Some records
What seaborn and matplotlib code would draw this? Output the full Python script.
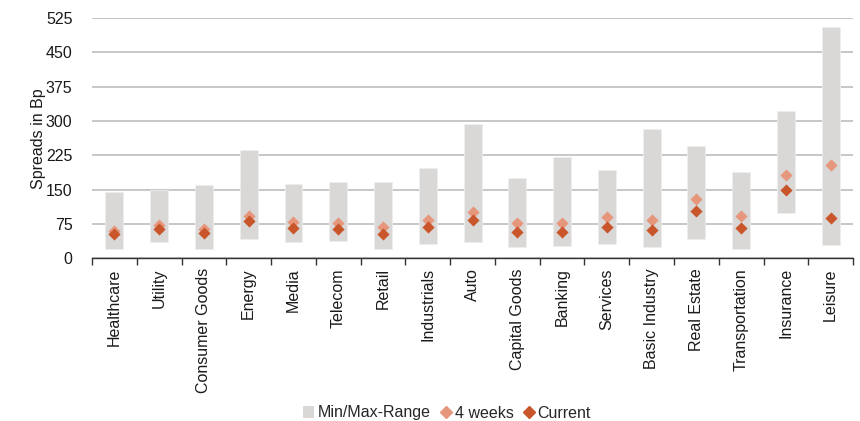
import numpy as np
import pandas as pd
import matplotlib
matplotlib.use("Agg")
import matplotlib.pyplot as plt
from matplotlib.patches import Patch
from matplotlib.lines import Line2D
import seaborn as sns

# Spread ranges by sector (basis points)
categories = ["Healthcare", "Utility", "Consumer Goods", "Energy", "Media", "Telecom",
              "Retail", "Industrials", "Auto", "Capital Goods", "Banking", "Services",
              "Basic Industry", "Real Estate", "Transportation", "Insurance", "Leisure"]
range_min = [21, 35, 20, 43, 35, 39, 21, 31, 35, 26, 28, 31, 26, 43, 21, 100, 29]
range_max = [145, 149, 160, 237, 162, 167, 168, 197, 293, 175, 221, 194, 282, 245, 188, 322, 505]
four_weeks = [61, 74, 65, 93, 80, 78, 69, 83, 101, 77, 78, 90, 84, 130, 92, 183, 204]
current = [53, 64, 56, 82, 66, 64, 54, 68, 84, 57, 57, 69, 63, 104, 66, 149, 89]
y_ticks = [0, 75, 150, 225, 300, 375, 450, 525]

BAR_COLOR = "#D9D8D6"
WEEKS_COLOR = "#E5967B"
CURRENT_COLOR = "#C9562B"

sns.set_theme(style="white")
plt.rcParams["font.family"] = ["Liberation Sans", "DejaVu Sans"]

df = pd.DataFrame({
    "sector": categories,
    "lo": range_min,
    "hi": range_max,
    "weeks": four_weeks,
    "current": current,
})
df["span"] = df["hi"] - df["lo"]

fig = plt.figure(figsize=(8.6, 4.21), dpi=100)
ax = fig.add_axes([0.107, 0.386, 0.885, 0.571])

ax.yaxis.grid(True, color="#BEBEBE", linewidth=1.2)
ax.set_axisbelow(True)

sns.barplot(data=df, x="sector", y="span", order=categories, color=BAR_COLOR,
            width=0.4, saturation=1, edgecolor="#EEEEEE", linewidth=0.6, ax=ax)
# lift each range bar so it spans from its minimum to its maximum
for patch, lo in zip(ax.patches, df["lo"]):
    patch.set_y(lo)

sns.stripplot(data=df, x="sector", y="weeks", order=categories, jitter=False,
              marker="D", size=6.2, color=WEEKS_COLOR, linewidth=0, ax=ax, zorder=3)
sns.stripplot(data=df, x="sector", y="current", order=categories, jitter=False,
              marker="D", size=6.2, color=CURRENT_COLOR, linewidth=0, ax=ax, zorder=4)

ax.set_xlim(-0.5, len(categories) - 0.5)
ax.set_ylim(0, 525)
ax.set_yticks(y_ticks)
ax.set_yticklabels([str(t) for t in y_ticks], fontsize=11.5, color="#1a1a1a")
ax.tick_params(axis="y", length=0, pad=14)

ax.set_xticks(range(len(categories)))
ax.set_xticklabels(categories, rotation=90, fontsize=11.5, color="#1a1a1a")
ax.set_xticks(np.arange(len(categories) + 1) - 0.5, minor=True)
ax.tick_params(axis="x", which="major", length=0, pad=7)
ax.tick_params(axis="x", which="minor", length=5, width=1, color="#333333", bottom=True)

ax.set_xlabel("")
ax.set_ylabel("Spreads in Bp", fontsize=11.5, color="#1a1a1a", labelpad=0)

for side in ["left", "top", "right"]:
    ax.spines[side].set_visible(False)
ax.spines["bottom"].set_color("#333333")
ax.spines["bottom"].set_linewidth(1.0)

handles = [
    Patch(facecolor=BAR_COLOR, edgecolor="none"),
    Line2D([], [], linestyle="none", marker="D", markersize=6, color=WEEKS_COLOR),
    Line2D([], [], linestyle="none", marker="D", markersize=6, color=CURRENT_COLOR),
]
fig.legend(handles, ["Min/Max-Range", "4 weeks", "Current"], loc="center",
           bbox_to_anchor=(447 / 860, 1 - 413 / 421), ncol=3, frameon=False,
           fontsize=11.5, handlelength=0.7, handleheight=0.7, handletextpad=0.2,
           columnspacing=0.6, borderaxespad=0)

fig.savefig("out.png", dpi=100)
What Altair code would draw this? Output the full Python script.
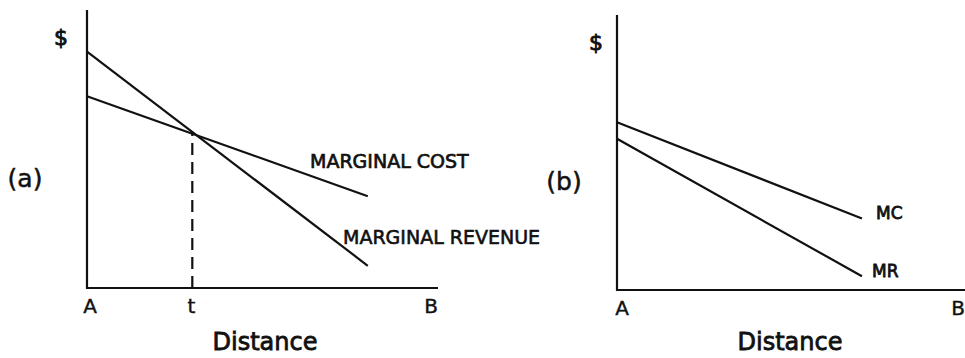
import altair as alt
import pandas as pd

# ---- data -------------------------------------------------------------
# Distance runs from A (0) to B (100); $ axis runs 0..100 in each panel.

# Panel (a): the two margins cross at distance t
a_distance = [0, 80]
a_marginal_revenue = [85, 8]
a_marginal_cost = [69, 33]
a_t = 30          # crossing distance
a_t_level = 56    # $ level at the crossing

# Panel (b): marginal cost stays above marginal revenue everywhere
b_distance = [0, 69]
b_marginal_cost = [61, 26]
b_marginal_revenue = [55, 5]

a_axis_letters = ["A", "t", "B"]
a_axis_points = [0, a_t, 100]
b_axis_letters = ["A", "B"]
b_axis_points = [0, 100]

# ---- layout / style ---------------------------------------------------
INK = "#111111"
FONT = "DejaVu Sans"
LW = 2.2

xa = alt.Scale(domain=[0, 100], range=[87, 438])
ya = alt.Scale(domain=[0, 100], range=[288, 10])
xb = alt.Scale(domain=[0, 100], range=[617, 972])
yb = alt.Scale(domain=[0, 100], range=[290, 15])


def frame(xs, ys):
    """L-shaped axis pair: $ axis up the left, distance axis along the bottom."""
    df = pd.DataFrame({"x": [0, 0, 100], "y": [100, 0, 0], "i": [0, 1, 2]})
    return alt.Chart(df).mark_line(color=INK, strokeWidth=LW, strokeJoin="miter").encode(
        x=alt.X("x:Q", scale=xs, axis=None),
        y=alt.Y("y:Q", scale=ys, axis=None),
        order="i:O",
    )


def curves(distance, named_series, xs, ys):
    rows = []
    for name, values in named_series.items():
        for d, v in zip(distance, values):
            rows.append({"series": name, "x": d, "y": v})
    return alt.Chart(pd.DataFrame(rows)).mark_line(color=INK, strokeWidth=LW).encode(
        x=alt.X("x:Q", scale=xs, axis=None),
        y=alt.Y("y:Q", scale=ys, axis=None),
        detail="series:N",
    )


def axis_letters(letters, points, xs, ys, dxs):
    df = pd.DataFrame({"label": letters, "x": points, "y": [0] * len(points), "dx": dxs})
    layers = []
    for _, row in df.iterrows():
        layers.append(
            alt.Chart(pd.DataFrame([row])).mark_text(
                font=FONT, fontSize=20, color=INK, baseline="top", dx=row["dx"], dy=9,
                stroke=INK, strokeWidth=0.4,
            ).encode(
                x=alt.X("x:Q", scale=xs, axis=None),
                y=alt.Y("y:Q", scale=ys, axis=None),
                text="label:N",
            )
        )
    return layers


def note(text, x, y, size, align="left", heft=0.6):
    # a thin outline in the same ink gives the lettering a medium weight
    return alt.Chart(pd.DataFrame({"t": [text]})).mark_text(
        font=FONT, fontSize=size, color=INK, align=align, baseline="middle",
        stroke=INK, strokeWidth=heft,
    ).encode(x=alt.value(x), y=alt.value(y), text="t:N")


# ---- panel (a) --------------------------------------------------------
dash = alt.Chart(pd.DataFrame({"x": [a_t], "y": [0], "y2": [a_t_level]})).mark_rule(
    color=INK, strokeWidth=2.2, strokeDash=[12, 7]
).encode(
    x=alt.X("x:Q", scale=xa, axis=None),
    y=alt.Y("y:Q", scale=ya, axis=None),
    y2="y2:Q",
)

panel_a = [
    frame(xa, ya),
    curves(a_distance, {"Marginal revenue": a_marginal_revenue,
                        "Marginal cost": a_marginal_cost}, xa, ya),
    dash,
    *axis_letters(a_axis_letters, a_axis_points, xa, ya, [3, -1, -7]),
    note("$", 61, 38, 22, "center", 0.9),
    note("(a)", 25, 179, 25, "center", 0.5),
    note("MARGINAL COST", 310, 162, 19, "left", 0.7),
    note("MARGINAL REVENUE", 343, 238, 19, "left", 0.6),
    note("Distance", 265, 343, 24, "center", 0.8),
]

# ---- panel (b) --------------------------------------------------------
panel_b = [
    frame(xb, yb),
    curves(b_distance, {"MC": b_marginal_cost, "MR": b_marginal_revenue}, xb, yb),
    *axis_letters(b_axis_letters, b_axis_points, xb, yb, [5, -14]),
    note("$", 596, 43, 22, "center", 0.9),
    note("(b)", 564, 182, 25, "center", 0.5),
    note("MC", 876, 214, 17, "left", 0.8),
    note("MR", 872, 272, 17, "left", 0.8),
    note("Distance", 790, 343, 24, "center", 0.8),
]

chart = (
    alt.layer(*panel_a, *panel_b)
    .resolve_scale(x="independent", y="independent")
    .properties(
        width=965,
        height=358,
        padding=0,
        autosize=alt.AutoSizeParams(type="none"),
        background="white",
    )
    .configure_view(stroke=None)
)

chart.save("out.html", embed_options={"renderer": "svg", "actions": False})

== Task instructions ==
With the pictures left out, restate word for word every line of the data above, from the first down to the line that contains "ax.set_axisbelow(True)".

== Exercise response ==
What seaborn and matplotlib code would draw this? Output the full Python script.
import numpy as np
import pandas as pd
import matplotlib
matplotlib.use("Agg")
import matplotlib.pyplot as plt
from matplotlib.patches import Patch
from matplotlib.lines import Line2D
import seaborn as sns

# Spread ranges by sector (basis points)
categories = ["Healthcare", "Utility", "Consumer Goods", "Energy", "Media", "Telecom",
              "Retail", "Industrials", "Auto", "Capital Goods", "Banking", "Services",
              "Basic Industry", "Real Estate", "Transportation", "Insurance", "Leisure"]
range_min = [21, 35, 20, 43, 35, 39, 21, 31, 35, 26, 28, 31, 26, 43, 21, 100, 29]
range_max = [145, 149, 160, 237, 162, 167, 168, 197, 293, 175, 221, 194, 282, 245, 188, 322, 505]
four_weeks = [61, 74, 65, 93, 80, 78, 69, 83, 101, 77, 78, 90, 84, 130, 92, 183, 204]
current = [53, 64, 56, 82, 66, 64, 54, 68, 84, 57, 57, 69, 63, 104, 66, 149, 89]
y_ticks = [0, 75, 150, 225, 300, 375, 450, 525]

BAR_COLOR = "#D9D8D6"
WEEKS_COLOR = "#E5967B"
CURRENT_COLOR = "#C9562B"

sns.set_theme(style="white")
plt.rcParams["font.family"] = ["Liberation Sans", "DejaVu Sans"]

df = pd.DataFrame({
    "sector": categories,
    "lo": range_min,
    "hi": range_max,
    "weeks": four_weeks,
    "current": current,
})
df["span"] = df["hi"] - df["lo"]

fig = plt.figure(figsize=(8.6, 4.21), dpi=100)
ax = fig.add_axes([0.107, 0.386, 0.885, 0.571])

ax.yaxis.grid(True, color="#BEBEBE", linewidth=1.2)
ax.set_axisbelow(True)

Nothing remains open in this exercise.